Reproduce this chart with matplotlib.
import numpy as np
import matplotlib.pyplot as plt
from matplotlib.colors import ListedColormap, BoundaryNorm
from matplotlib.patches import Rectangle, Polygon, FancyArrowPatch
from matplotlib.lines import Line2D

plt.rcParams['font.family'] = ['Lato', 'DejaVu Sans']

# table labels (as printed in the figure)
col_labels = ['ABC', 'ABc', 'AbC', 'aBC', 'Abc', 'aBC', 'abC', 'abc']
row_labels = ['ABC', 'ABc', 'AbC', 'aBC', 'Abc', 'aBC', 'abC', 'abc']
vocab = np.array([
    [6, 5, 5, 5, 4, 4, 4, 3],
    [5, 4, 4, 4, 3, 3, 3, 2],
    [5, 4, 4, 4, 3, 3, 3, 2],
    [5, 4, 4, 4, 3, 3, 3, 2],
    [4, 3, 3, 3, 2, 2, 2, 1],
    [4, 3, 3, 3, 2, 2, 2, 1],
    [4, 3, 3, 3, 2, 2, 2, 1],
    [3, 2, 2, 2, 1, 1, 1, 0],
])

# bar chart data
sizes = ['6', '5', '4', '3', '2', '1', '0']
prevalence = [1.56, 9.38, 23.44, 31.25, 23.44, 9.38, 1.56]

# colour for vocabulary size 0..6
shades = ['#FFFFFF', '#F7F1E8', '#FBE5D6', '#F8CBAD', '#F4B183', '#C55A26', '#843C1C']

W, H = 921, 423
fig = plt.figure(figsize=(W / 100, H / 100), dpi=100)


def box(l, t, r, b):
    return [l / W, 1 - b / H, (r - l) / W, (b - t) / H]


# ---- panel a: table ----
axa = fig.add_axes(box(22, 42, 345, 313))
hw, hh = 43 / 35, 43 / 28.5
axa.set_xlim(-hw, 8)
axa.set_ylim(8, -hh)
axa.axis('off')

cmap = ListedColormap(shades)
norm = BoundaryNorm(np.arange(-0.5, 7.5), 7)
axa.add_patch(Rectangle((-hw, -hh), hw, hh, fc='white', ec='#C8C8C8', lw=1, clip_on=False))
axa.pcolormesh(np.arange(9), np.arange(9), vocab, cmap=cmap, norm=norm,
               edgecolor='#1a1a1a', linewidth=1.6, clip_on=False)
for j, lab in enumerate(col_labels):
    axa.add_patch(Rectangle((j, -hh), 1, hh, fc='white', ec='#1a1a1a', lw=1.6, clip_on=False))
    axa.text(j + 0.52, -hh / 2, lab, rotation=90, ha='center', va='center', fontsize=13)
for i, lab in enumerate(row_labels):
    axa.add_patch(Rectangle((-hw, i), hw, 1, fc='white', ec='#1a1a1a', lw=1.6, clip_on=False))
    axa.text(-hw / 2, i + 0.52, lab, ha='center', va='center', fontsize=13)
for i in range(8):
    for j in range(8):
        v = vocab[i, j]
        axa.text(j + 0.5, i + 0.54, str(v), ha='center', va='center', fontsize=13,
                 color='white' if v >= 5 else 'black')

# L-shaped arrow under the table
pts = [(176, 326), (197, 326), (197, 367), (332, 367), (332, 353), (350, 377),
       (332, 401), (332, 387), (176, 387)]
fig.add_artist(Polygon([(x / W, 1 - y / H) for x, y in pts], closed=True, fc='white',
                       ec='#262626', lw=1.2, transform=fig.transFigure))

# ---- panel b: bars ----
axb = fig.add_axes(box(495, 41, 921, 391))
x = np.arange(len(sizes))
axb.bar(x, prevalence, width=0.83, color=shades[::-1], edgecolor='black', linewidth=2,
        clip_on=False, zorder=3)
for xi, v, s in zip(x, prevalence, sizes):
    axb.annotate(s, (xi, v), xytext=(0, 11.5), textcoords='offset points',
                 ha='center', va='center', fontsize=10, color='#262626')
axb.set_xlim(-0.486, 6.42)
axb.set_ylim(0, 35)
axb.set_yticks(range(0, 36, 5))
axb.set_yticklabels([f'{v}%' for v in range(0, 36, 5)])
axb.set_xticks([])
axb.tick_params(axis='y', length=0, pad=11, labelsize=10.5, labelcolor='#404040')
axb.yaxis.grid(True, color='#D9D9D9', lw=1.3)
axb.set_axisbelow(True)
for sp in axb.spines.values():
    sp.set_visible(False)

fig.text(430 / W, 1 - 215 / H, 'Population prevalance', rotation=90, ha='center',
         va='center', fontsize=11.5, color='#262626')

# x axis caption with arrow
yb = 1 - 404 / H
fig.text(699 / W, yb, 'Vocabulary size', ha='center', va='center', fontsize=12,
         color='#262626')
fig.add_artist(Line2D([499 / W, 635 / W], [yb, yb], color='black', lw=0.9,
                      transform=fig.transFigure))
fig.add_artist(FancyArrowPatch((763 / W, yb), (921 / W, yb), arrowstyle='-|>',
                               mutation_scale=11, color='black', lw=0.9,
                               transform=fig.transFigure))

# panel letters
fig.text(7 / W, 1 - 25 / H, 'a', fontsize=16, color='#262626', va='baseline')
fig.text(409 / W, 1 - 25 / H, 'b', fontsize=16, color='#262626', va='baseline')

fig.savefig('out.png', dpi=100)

.....

Work to do ::
Quote exactly the opening line of the material above and every line after it, up to and including the line that contains "fig = plt.figure(figsize=(W".

The output ::
Reproduce this chart with matplotlib.
import numpy as np
import matplotlib.pyplot as plt
from matplotlib.colors import ListedColormap, BoundaryNorm
from matplotlib.patches import Rectangle, Polygon, FancyArrowPatch
from matplotlib.lines import Line2D

plt.rcParams['font.family'] = ['Lato', 'DejaVu Sans']

# table labels (as printed in the figure)
col_labels = ['ABC', 'ABc', 'AbC', 'aBC', 'Abc', 'aBC', 'abC', 'abc']
row_labels = ['ABC', 'ABc', 'AbC', 'aBC', 'Abc', 'aBC', 'abC', 'abc']
vocab = np.array([
    [6, 5, 5, 5, 4, 4, 4, 3],
    [5, 4, 4, 4, 3, 3, 3, 2],
    [5, 4, 4, 4, 3, 3, 3, 2],
    [5, 4, 4, 4, 3, 3, 3, 2],
    [4, 3, 3, 3, 2, 2, 2, 1],
    [4, 3, 3, 3, 2, 2, 2, 1],
    [4, 3, 3, 3, 2, 2, 2, 1],
    [3, 2, 2, 2, 1, 1, 1, 0],
])

# bar chart data
sizes = ['6', '5', '4', '3', '2', '1', '0']
prevalence = [1.56, 9.38, 23.44, 31.25, 23.44, 9.38, 1.56]

# colour for vocabulary size 0..6
shades = ['#FFFFFF', '#F7F1E8', '#FBE5D6', '#F8CBAD', '#F4B183', '#C55A26', '#843C1C']

W, H = 921, 423
fig = plt.figure(figsize=(W / 100, H / 100), dpi=100)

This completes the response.